VLP task는 다양한 joint vision-language downstream task의 성능을 많이 올렸음.

여태까지의 VLP approach는 이미지 feature extraction에 의존을 많이 함. 근데 이 과정에서 obj det과 같은 region supervision이나 convolutional 아키텍처를 요구함.
이런 어프로치는 성능과 속도, 그리고 표현력에 한계가 있음. (feature extractor(=visual embedder), predefined visual vocabulary를 가지고 그 뒤 학습이 진행되니까)

이 논문에서는 minimal VLP model인 ViLT를 소개함.

visual input을 처리하는 과정이 극적으로 간소화되었고, convolution-free manner로 visual/text input을 처리한다.

ViLT는 이전으 ㅣVLP 모델보다 약 10배 가량 빠르고, downstream task 적용에 견줄만하거나 그 이상의 성능을 보인다.

Introduction

traditional VLP

embed image pixels in a dense form alongside language tokens
- use deep conv network for visual embedding
- employ obj-detector pre-trained

여태까지는 visual embedder가 heavy해지더라도, 이 부분의 power를 키워서 성능을 올리는 연구들이 대부분이었음. 근데 이렇게 하면 feature extraction이 real-world 상황에서 너무 cost가 큼.

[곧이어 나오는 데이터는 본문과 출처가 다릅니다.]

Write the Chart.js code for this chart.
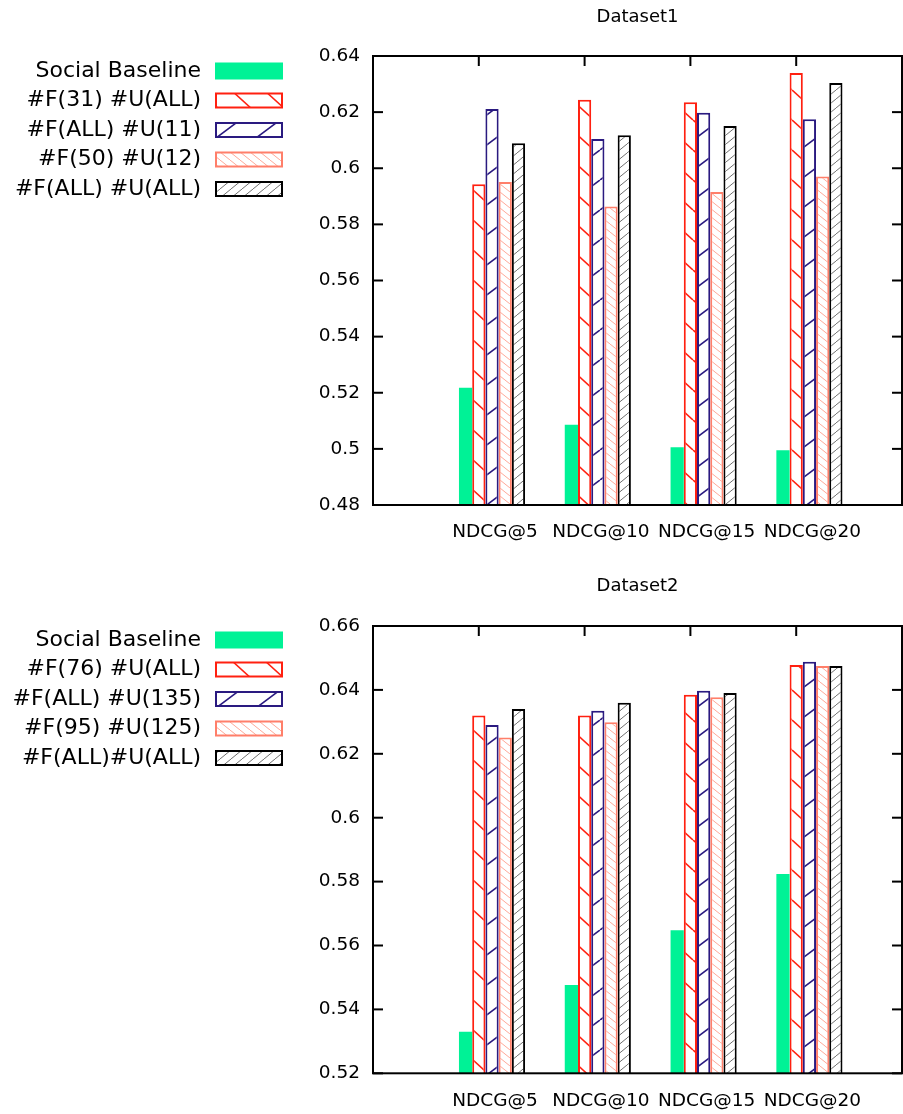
<!DOCTYPE html>
<html><head><meta charset="utf-8">
<script src="https://cdn.jsdelivr.net/npm/chart.js@4.4.1/dist/chart.umd.min.js"></script>
<style>
html,body{margin:0;padding:0;background:#fff;width:903px;height:1114px;overflow:hidden;}
canvas{position:absolute;left:0;}
#c1{top:0}
#c2{top:570px}
</style></head><body>
<canvas id="c1" width="903" height="560"></canvas>
<canvas id="c2" width="903" height="544"></canvas>
<script>
// ---------- data ----------
const categories = ['NDCG@5', 'NDCG@10', 'NDCG@15', 'NDCG@20'];

const title1 = 'Dataset1';
const labels1 = ['Social Baseline', '#F(31) #U(ALL)', '#F(ALL) #U(11)', '#F(50) #U(12)', '#F(ALL) #U(ALL)'];
const d1Social   = [0.5218, 0.5086, 0.5006, 0.4995];
const d1F31UAll  = [0.5943, 0.6244, 0.6235, 0.6339];
const d1FAllU11  = [0.6211, 0.6104, 0.6198, 0.6175];
const d1F50U12   = [0.5951, 0.5864, 0.5915, 0.5971];
const d1FAllUAll = [0.6089, 0.6118, 0.6151, 0.6304];
const yTicks1 = [0.48, 0.50, 0.52, 0.54, 0.56, 0.58, 0.60, 0.62, 0.64];

const title2 = 'Dataset2';
const labels2 = ['Social Baseline', '#F(76) #U(ALL)', '#F(ALL) #U(135)', '#F(95) #U(125)', '#F(ALL)#U(ALL)'];
const d2Social   = [0.5330, 0.5476, 0.5648, 0.5824];
const d2F76UAll  = [0.6320, 0.6320, 0.6385, 0.6478];
const d2FAllU135 = [0.6290, 0.6335, 0.6397, 0.6488];
const d2F95U125  = [0.6251, 0.6299, 0.6377, 0.6475];
const d2FAllUAll = [0.6340, 0.6360, 0.6390, 0.6475];
const yTicks2 = [0.52, 0.54, 0.56, 0.58, 0.60, 0.62, 0.64, 0.66];

// ---------- styles ----------
const FONT = '"DejaVu Sans", Verdana, sans-serif';
function hatch(color, w, h, lw, dir) {
  const c = document.createElement('canvas');
  c.width = w; c.height = h;
  const g = c.getContext('2d');
  g.fillStyle = '#ffffff'; g.fillRect(0, 0, w, h);
  g.strokeStyle = color; g.lineWidth = lw;
  for (const dx of [-w, 0, w]) {
    g.beginPath();
    if (dir === 'down') { g.moveTo(dx, 0); g.lineTo(dx + w, h); }
    else { g.moveTo(dx, h); g.lineTo(dx + w, 0); }
    g.stroke();
  }
  return g.createPattern(c, 'repeat');
}
const borders = ['#00f296', '#ff2010', '#2a1a80', '#ff7f6a', '#000000'];
const fills = [
  '#00f296',
  hatch('#ff2010', 33, 30, 1.6, 'down'),
  hatch('#2a1a80', 40, 30, 1.6, 'up'),
  hatch('#ffa898', 10, 8, 1, 'down'),
  hatch('#707070', 11, 9, 1, 'up')
];

// ---------- plugin: gnuplot-style frame, title, legend ----------
const gnuPlugin = {
  id: 'gnuFrame',
  afterDatasetsDraw(chart, args, opts) {
    const ctx = chart.ctx, a = chart.chartArea;
    ctx.save();
    ctx.strokeStyle = '#000'; ctx.lineWidth = 2;
    const line = (x1, y1, x2, y2) => { ctx.beginPath(); ctx.moveTo(x1, y1); ctx.lineTo(x2, y2); ctx.stroke(); };
    const ys = chart.scales.y;
    ys.ticks.forEach(t => {
      const y = ys.getPixelForValue(t.value);
      line(a.left, y, a.left + 10, y);
      line(a.right - 10, y, a.right, y);
    });
    // top ticks at the centre of the 2nd bar of each cluster (gnuplot tick position)
    chart.getDatasetMeta(1).data.forEach(b => line(b.x, a.top, b.x, a.top + 10));
    ctx.strokeRect(a.left, a.top, a.right - a.left, a.bottom - a.top);
    ctx.restore();
  },
  afterDraw(chart, args, opts) {
    const ctx = chart.ctx, a = chart.chartArea;
    ctx.save();
    ctx.fillStyle = '#000';
    ctx.font = '18px ' + FONT;
    ctx.textAlign = 'center'; ctx.textBaseline = 'middle';
    ctx.fillText(opts.title, (a.left + a.right) / 2, opts.titleY);
    chart.data.datasets.forEach((ds, k) => {
      const y = opts.legendY + k * opts.legendStep;
      ctx.font = '22px ' + FONT;
      ctx.textAlign = 'right'; ctx.textBaseline = 'middle';
      ctx.fillStyle = '#000';
      ctx.fillText(ds.label, 201, y);
      if (ds.borderWidth) {
        ctx.fillStyle = ds.backgroundColor;
        ctx.fillRect(216, y - 7, 66, 14);
        ctx.strokeStyle = ds.borderColor; ctx.lineWidth = 2;
        ctx.strokeRect(216, y - 7, 66, 14);
      } else {
        ctx.fillStyle = ds.backgroundColor;
        ctx.fillRect(215, y - 8.5, 68, 17);
      }
    });
    ctx.restore();
  }
};

function makeChart(id, title, labels, series, yTicks, geom) {
  const datasets = series.map((vals, k) => ({
    label: labels[k],
    data: categories.map((c, i) => ({ x: i, y: vals[i] })),
    backgroundColor: fills[k],
    borderColor: borders[k],
    borderWidth: k === 0 ? 0 : 2,
    borderSkipped: false,
    categoryPercentage: 0.625,
    barPercentage: 1
  }));
  const zeroPad = s => { s.paddingLeft = 0; s.paddingRight = 0; s.paddingTop = 0; s.paddingBottom = 0; };
  return new Chart(document.getElementById(id), {
    type: 'bar',
    data: { datasets },
    options: {
      responsive: false, animation: false, devicePixelRatio: 1,
      layout: { padding: { top: geom.top, right: 1, left: 0, bottom: 0 } },
      plugins: {
        legend: { display: false }, tooltip: { enabled: false }, title: { display: false },
        gnuFrame: { title, titleY: geom.titleY, legendY: geom.legendY, legendStep: 29.5 }
      },
      scales: {
        x: {
          type: 'linear', min: -1.125, max: 3.875, offset: false,
          grid: { display: false, drawTicks: false, offset: false }, border: { display: false },
          afterBuildTicks: s => { s.ticks = categories.map((c, i) => ({ value: i })); },
          afterFit: s => { s.height = geom.xHeight; zeroPad(s); },
          ticks: {
            autoSkip: false, maxRotation: 0, minRotation: 0, padding: geom.xPad, labelOffset: 3,
            color: '#000', font: { family: FONT, size: 18.5 },
            callback: v => categories[v] ?? ''
          }
        },
        y: {
          min: yTicks[0], max: yTicks[yTicks.length - 1],
          grid: { display: false, drawTicks: false }, border: { display: false },
          afterBuildTicks: s => { s.ticks = yTicks.map(v => ({ value: v })); },
          afterFit: s => { s.width = 373; zeroPad(s); },
          ticks: {
            padding: 13, color: '#000', font: { family: FONT, size: 18.5 },
            callback: v => String(+Number(v).toFixed(2))
          }
        }
      }
    },
    plugins: [gnuPlugin]
  });
}

makeChart('c1', title1, labels1, [d1Social, d1F31UAll, d1FAllU11, d1F50U12, d1FAllUAll], yTicks1,
  { top: 56, xHeight: 55, xPad: 16, titleY: 17, legendY: 71 });
makeChart('c2', title2, labels2, [d2Social, d2F76UAll, d2FAllU135, d2F95U125, d2FAllUAll], yTicks2,
  { top: 56, xHeight: 40.7, xPad: 16.5, titleY: 16, legendY: 70 });
</script>
</body></html>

그래서 이 연구에서는 경량&빠른 visual input embedding에 주목함.

최근의 연구에 따르면, simple linear projection of a patch를 사용하는 것이 트랜스포머에 먹이기 전에 픽셀을 임베딩 하는데에 충분하다고 함.

이 연구에서는 VLP model의 modality interaction에 쓰인 트랜스포머 모듈이 convolutional visual embedder이 하던 역할 (visual feature processing)도 할 수 있다고 가정한다.

Previous works와의 차이점 정리

shallow
convolution-free embedding of pixel-level inputs
10 times faster than VLP w/ region features
4 times faster than VLP w/ grid features
similar/better performance on downstream task

deep embedder를 제거함으로써 모델 크기, 러닝타임을 줄일 수 있었음.

Contributions

simplest architecture by far for VL model. visual feature extracting+processing을 분리된 visual embedder로 처리하는게 아니라 transformer module로 처리하기에 runtime, parameter efficiency 향상됨.
최초로 region feature나 convolutional vision embedder 사용 없이도 그에 준하는 퍼포먼스를 냄.
최초로 whole word masking, image augmentation을 시도하고, 이 방법이 downstream task에 더 좋은 성능을 낸다는걸 입증함.

Background

Vision-Language model 톺아보기

(a) VSE, VSE++, SCAN.

represent the similarity of the embedded features from 2 modalities with simple dot products or shallow attention layers

(b) CLIP

dot product btw pooled image vector and text vector
useful for zero-shot, but not good at VL downstream tasks

conv networks still involved at extracting/embedding image feature → high computation cost

(d) ViLT

embedding layers of raw pixels are shallow, computationally light
concentrate on modeling modality interaction

암튼 저자들은 modality interaction이 지금까진 너무 shallow하게 이루어졌다고 말하고 있음.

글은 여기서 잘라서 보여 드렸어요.